You gotta admit, only the Democrats, classic wimps that they are, could freak out and delve into a neurotic feeding frenzy believing they are now in the minority because they only have a 59-41 majority in the Senate.
That would be a 59 percent majority, if you’re keeping score at home, which to a normal person (if there are any of those left) would sound like a fairly large majority. But we are speaking about Democrats here.
(Yes, yes, I know — the Dems need 60 votes to prevent a Republican filibuster under the quaint, to use the polite word, rules of the Senate. Hmm. Oddly enough, President George W. Bush, when the GOP controlled Congress, never enjoyed the size of majorities Democrats have in the House and Senate. And yet, he still got what he wanted, for the most part. Which is why we are where we are today, for the most part.)
But Democrats are crying in their beer, or, more likely, their herbal tea. That’s because severely over-cooked spaghetti has more of a backbone. And, having worked in a number of restaurants (not including my current one), I’ve seen much more than any one person’s share of severely over-cooked spaghetti.
We usually referred to that stuff as Democrats. Then we threw it away.

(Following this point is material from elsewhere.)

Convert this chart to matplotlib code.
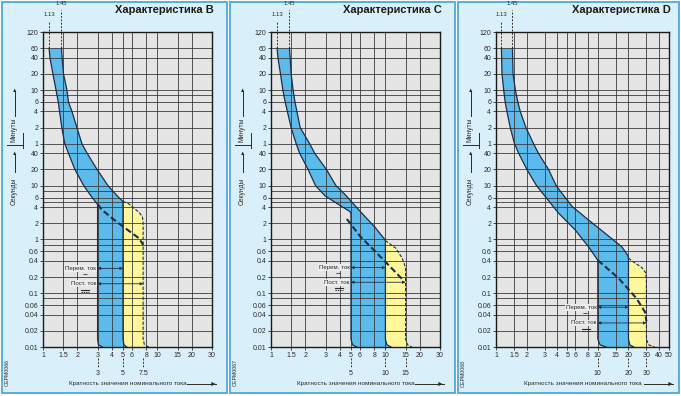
import numpy as np
import matplotlib.pyplot as plt
from matplotlib.patches import Rectangle
from matplotlib.lines import Line2D
from matplotlib.ticker import NullLocator

plt.rcParams['font.family'] = ['Liberation Sans', 'DejaVu Sans']

W, H = 681, 396

# time axis in seconds; labels switch from minutes to seconds at 1 min
y_ticks = [7200, 3600, 2400, 1200, 600, 360, 240, 120, 60,
           40, 20, 10, 6, 4, 2, 1, 0.6, 0.4, 0.2, 0.1, 0.06, 0.04, 0.02, 0.01]
y_labels = ['120', '60', '40', '20', '10', '6', '4', '2', '1',
            '40', '20', '10', '6', '4', '2', '1', '0.6', '0.4', '0.2', '0.1',
            '0.06', '0.04', '0.02', '0.01']
y_extra = [480, 8, 5, 0.8, 0.08]

x_ticks_bc = [1, 1.5, 2, 3, 4, 5, 6, 8, 10, 15, 20, 30]
x_labels_bc = ['1', '1.5', '2', '3', '4', '5', '6', '8', '10', '15', '20', '30']
x_ticks_d = [1, 1.5, 2, 3, 4, 5, 6, 8, 10, 15, 20, 30, 40, 50]
x_labels_d = ['1', '1.5', '2', '3', '4', '5', '6', '8', '10', '15', '20', '30', '40', '50']

titles = ['Характеристика B', 'Характеристика C', 'Характеристика D']
codes = ['OEPM0066', 'OEPM0067', 'OEPM0068']
thermal = [1.13, 1.45]

# --- curve B
b_left_x = [1.13, 1.15, 1.22, 1.3, 1.36, 1.46, 1.55, 1.67, 1.9, 2.27, 2.69, 3.0, 3.0, 3.05, 3.3]
b_left_t = [3600, 2400, 1200, 600, 360, 120, 60, 40, 20, 10, 6, 4.5, 0.014, 0.011, 0.01]
b_right_x = [1.45, 1.47, 1.51, 1.62, 1.67, 1.79, 1.98, 2.19, 2.43, 2.97, 3.7, 4.6, 5.0, 5.0, 5.1, 5.4]
b_right_t = [3600, 2400, 1200, 600, 360, 240, 120, 60, 40, 20, 10, 6, 5.1, 0.014, 0.011, 0.01]
b_yel_x = [5.0, 5.6, 6.25, 7.0, 7.4, 7.5, 7.5, 7.7, 8.4]
b_yel_t = [5.1, 4.6, 3.8, 3.1, 2.6, 2.0, 0.014, 0.011, 0.01]
b_dash_x = [3.0, 3.3, 4.2, 5.5, 6.9, 7.5]
b_dash_t = [4.5, 3.5, 2.3, 1.5, 1.05, 0.8]
b_marks = [3, 5, 7.5]
b_arrow_t = [0.29, 0.15]

# --- curve C
c_left_x = [1.13, 1.15, 1.21, 1.27, 1.33, 1.5, 1.66, 1.78, 2.11, 2.45, 2.96, 4.0, 4.9, 5.0, 5.0, 5.15, 5.6]
c_left_t = [3600, 2400, 1200, 600, 360, 120, 60, 40, 20, 10, 6.5, 4.3, 3.3, 3.0, 0.014, 0.011, 0.01]
c_right_x = [1.45, 1.47, 1.5, 1.56, 1.62, 1.8, 2.18, 2.41, 3.05, 3.7, 4.45, 6.2, 8.0, 9.7, 10.0, 10.0, 10.3, 11.2]
c_right_t = [3600, 2400, 1200, 600, 360, 120, 60, 40, 20, 10, 6.8, 3.1, 1.74, 1.05, 0.95, 0.014, 0.011, 0.01]
c_yel_x = [10.0, 12.3, 14.0, 15.0, 15.0, 15.6, 17.0]
c_yel_t = [0.95, 0.69, 0.45, 0.3, 0.014, 0.011, 0.01]
c_dash_x = [4.6, 6.0, 9.3, 14.5]
c_dash_t = [2.4, 1.15, 0.45, 0.17]
c_marks = [5, 10, 15]
c_arrow_t = [0.3, 0.16]

# --- curve D
d_left_x = [1.13, 1.145, 1.19, 1.23, 1.28, 1.38, 1.52, 1.67, 2.01, 2.5, 3.04, 4.1, 6.0, 8.1, 10.0, 10.0, 10.5, 12.0]
d_left_t = [3600, 1200, 600, 360, 240, 120, 60, 40, 20, 10, 6.3, 3.1, 1.5, 0.73, 0.41, 0.014, 0.011, 0.01]
d_right_x = [1.45, 1.47, 1.55, 1.64, 1.73, 1.97, 2.34, 2.61, 3.28, 3.9, 4.5, 5.6, 8.1, 11.8, 17.2, 19.5, 20.0, 20.0, 20.6, 22.5]
d_right_t = [3600, 1200, 600, 360, 240, 120, 60, 40, 20, 10, 7.0, 4.1, 2.3, 1.3, 0.73, 0.52, 0.45, 0.014, 0.011, 0.01]
d_yel_x = [20.0, 21.6, 27.0, 29.5, 30.0, 30.0, 31.5, 36.0]
d_yel_t = [0.45, 0.40, 0.30, 0.24, 0.18, 0.014, 0.011, 0.01]
d_dash_x = [10.0, 16.0, 24.0, 29.0, 30.0]
d_dash_t = [0.41, 0.19, 0.08, 0.045, 0.03]
d_marks = [10, 20, 30]
d_arrow_t = [0.055, 0.028]

BLUE = '#5cbbea'
YELLOW = '#fff79a'
EDGE = '#1f2d45'
GRID = '#3c3c3c'
AXBG = '#e5e5e5'
PANEL = '#d9eff9'
BORDER = '#4fa6d9'
TXT = '#2a2a2a'

fig = plt.figure(figsize=(W / 100, H / 100), dpi=100)
fig.patch.set_facecolor('white')


def fx(px):
    return px / W


def fy(py):
    return 1 - py / H


def fig_line(x0, y0, x1, y1, **kw):
    # line in figure pixel coordinates (y measured from the top)
    fig.add_artist(Line2D([fx(x0), fx(x1)], [fy(y0), fy(y1)], **kw))


frames = [(2, 227), (230, 455), (458, 679)]
boxes = [(43, 212), (271, 440), (496, 669)]
top_px, bot_px = 32, 347

panels = [
    (x_ticks_bc, x_labels_bc, b_left_x, b_left_t, b_right_x, b_right_t,
     b_yel_x, b_yel_t, b_dash_x, b_dash_t, b_marks, b_arrow_t),
    (x_ticks_bc, x_labels_bc, c_left_x, c_left_t, c_right_x, c_right_t,
     c_yel_x, c_yel_t, c_dash_x, c_dash_t, c_marks, c_arrow_t),
    (x_ticks_d, x_labels_d, d_left_x, d_left_t, d_right_x, d_right_t,
     d_yel_x, d_yel_t, d_dash_x, d_dash_t, d_marks, d_arrow_t),
]

for i, p in enumerate(panels):
    xt, xl, lx, lt, rx, rt, yx, yt, dx, dt, marks, arrow_t = p
    lx, lt, rx, rt = map(np.array, (lx, lt, rx, rt))
    yx, yt = np.array(yx), np.array(yt)
    fl, fr = frames[i]
    al, ar = boxes[i]

    fig.add_artist(Rectangle((fx(fl), fy(393)), fx(fr - fl), (393 - 2) / H,
                             transform=fig.transFigure, facecolor=PANEL,
                             edgecolor=BORDER, lw=1.3, zorder=0))

    ax = fig.add_axes([fx(al), fy(bot_px), fx(ar - al), (bot_px - top_px) / H])
    ax.set_xscale('log')
    ax.set_yscale('log')
    ax.set_xlim(xt[0], xt[-1])
    ax.set_ylim(0.01, 7200)
    ax.set_facecolor(AXBG)

    # bands
    ax.fill(np.concatenate([lx, rx[::-1]]), np.concatenate([lt, rt[::-1]]),
            color=BLUE, lw=0, zorder=0.3)
    k = rt <= yt[0]
    ax.fill(np.concatenate([yx, rx[k][::-1]]), np.concatenate([yt, rt[k][::-1]]),
            color=YELLOW, lw=0, zorder=0.3)

    # grid
    ax.hlines(y_ticks + y_extra, xt[0], xt[-1], colors=GRID, lw=0.6, zorder=0.5)
    ax.vlines(xt[1:-1], 0.01, 7200, colors=GRID, lw=0.6, zorder=0.5)

    ax.plot(lx, lt, color=EDGE, lw=0.9, zorder=3)
    ax.plot(rx, rt, color=EDGE, lw=0.9, zorder=3)
    ax.plot(yx, yt, color=EDGE, lw=0.8, dashes=(3, 1.5), zorder=3)
    ax.plot(dx, dt, color=EDGE, lw=1.5, dashes=(3, 1.5), zorder=4)

    # 1.13 / 1.45 markers
    tr = ax.get_xaxis_transform()
    f60 = np.log10(3600 / 0.01) / np.log10(7200 / 0.01)
    for v, top, lab_y in zip(thermal, [1.035, 1.07], [1.055, 1.09]):
        ax.add_line(Line2D([v, v], [f60, top], transform=tr, color='#333333',
                           lw=0.7, dashes=(2, 1.5), clip_on=False, zorder=5))
        ax.text(v, lab_y, f'{v:.2f}', transform=tr, ha='center', va='center',
                fontsize=4.2, color=TXT)

    # secondary marks under the x axis
    for m in marks:
        ax.add_line(Line2D([m, m], [-0.035, -0.066], transform=tr, color='#333333',
                           lw=0.7, dashes=(2, 1.5), clip_on=False))
        ax.text(m, -0.083, f'{m:g}', transform=tr, ha='center', va='center',
                fontsize=5, color=TXT)

    # AC / DC ranges
    for j, (t, x_end, lab) in enumerate(zip(arrow_t, marks[1:], ['Перем. ток', 'Пост. ток'])):
        ax.annotate('', xy=(x_end, t), xytext=(marks[0], t),
                    arrowprops=dict(arrowstyle='<|-|>', lw=0.6, color=EDGE,
                                    mutation_scale=4, shrinkA=0, shrinkB=0),
                    zorder=6)
        ax.text(marks[0] / 1.03, t, lab, ha='right', va='center', fontsize=4.4,
                color=TXT, zorder=6,
                bbox=dict(facecolor='#ececec', edgecolor='none', pad=0.6))
        # current type symbol under the label
        px, py = ax.transData.transform((marks[0] / 1.03, t))
        sx, sy = px - 11, H - py + 7
        if j == 0:
            fig.text(fx(sx), fy(sy), '~', ha='center', va='center', fontsize=6,
                     fontweight='bold', color=TXT, zorder=7)
        else:
            fig_line(sx - 4, sy - 1.2, sx + 4, sy - 1.2, color=TXT, lw=0.8, zorder=7)
            fig_line(sx - 4, sy + 1.0, sx + 4, sy + 1.0, color=TXT, lw=0.8,
                     dashes=(1.2, 0.9), zorder=7)

    ax.set_xticks(xt)
    ax.set_xticklabels(xl)
    ax.set_yticks(y_ticks)
    ax.set_yticklabels(y_labels)
    ax.xaxis.set_minor_locator(NullLocator())
    ax.yaxis.set_minor_locator(NullLocator())
    ax.tick_params(labelsize=5, length=2, width=0.6, pad=1.5, colors=TXT)
    for s in ax.spines.values():
        s.set_color('#1a1a1a')
        s.set_linewidth(1.0)

    # titles and side texts
    fig.text(fx(ar + 2), fy(10), titles[i], ha='right', va='center',
             fontsize=8, fontweight='bold', color='#1a1a1a')
    fig.text(fx((al + ar) / 2), fy(384), 'Кратность значения номинального тока',
             ha='center', va='center', fontsize=4.6, color=TXT)
    fig_line(ar - 25, 384, ar + 4, 384, color=TXT, lw=0.7)
    fig.text(fx(ar + 4), fy(384), '►', ha='right', va='center', fontsize=5, color=TXT)

    cx = fl + 12.5
    fig.text(fx(cx), fy(130), 'Минуты', rotation=90, ha='center', va='center',
             fontsize=4.8, color=TXT)
    fig.text(fx(cx), fy(191), 'Секунды', rotation=90, ha='center', va='center',
             fontsize=4.8, color=TXT)
    for y0, y1 in [(116, 88), (172, 151)]:
        fig_line(cx, y0, cx, y1 + 4, color=TXT, lw=0.7)
        fig.text(fx(cx), fy(y1 + 3), '▲', ha='center', va='center', fontsize=4, color=TXT)
    fig_line(fl + 5, 145, fl + 21, 145, color=TXT, lw=0.7)
    fig_line(fl + 21, 133, fl + 21, 148, color=TXT, lw=0.7)
    fig.text(fx(fl + 5), fy(373), codes[i], rotation=90, ha='center', va='center',
             fontsize=3.8, color=TXT)

fig.savefig('out.png', dpi=100)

Which is pretty much what the Massachusetts voters did with Martha Coakley, whose last name will certainly become a verb.
In college hoops or the NBA, when a guy blows a sure slam dunk, the announcer will say, Oh, man, he Coakleyed that one. When a shortstop has a traditional tailor-made double-play ball, then air-mails the throw to second into right field, the commentator will say, Ooooh, did he Coakley that toss or what?
It won’t be confined to sports, of course (or, for that matter, verbs — all parts of speech can join in the fun). A guy slips on the ice and falls on his, um, “hip,” his helpful friend will say, Dude, what a Coakley. Awesome.
Welcome to fame, Martha.
What? I’m too harsh with Coakley? The Senate’s version of the health bill and the would-be Christmas bomber scuttled her campaign?
Hmm. As The Atlantic’s Marc Ambinder reports, President Obama’s approval rating inched up — “slightly” is Ambinder’s word — after the Senate passed the bill and the Christmas “bomber” didn’t exactly strike. So Obama’s popularity goes up, but Coakley’s goes down?
In any case, as Ezra Klein points out, a poll put together by the Washington Post with the Kaiser Family Foundation and Harvard University found that while a large majority of Republican Scott Brown’s voters opposed the national health plan, a majority of Brown’s voters, Coakley’s voters, and nonvoters in Massachusetts support the state’s nearly universal health plan (which is similar to the national plan — go figure). And that poll shows that Coakley’s voters and nonvoters think Brown should work with the Democrats on health reform, not kill it. And, surprisingly, 48 percent of Brown’s voters believe the same thing.
So health care wasn’t the main deal here.
Just look at Coakley’s campaign — or rather, non-campaign. I mean, what politician wins a primary, then pulls a Rip Van Winkle and says I’ll see you in a few weeks, at my victory speech? Which is what Coakley pretty much did, because she thought she had the election sewed up. As the Boston Globe pointed out, the Kennedys, who won a ton of elections in Massachusetts, never took the voters for granted.
I mean, compared to Coakley’s campaign, Napoleon’s invasion of Russia was a roaring success.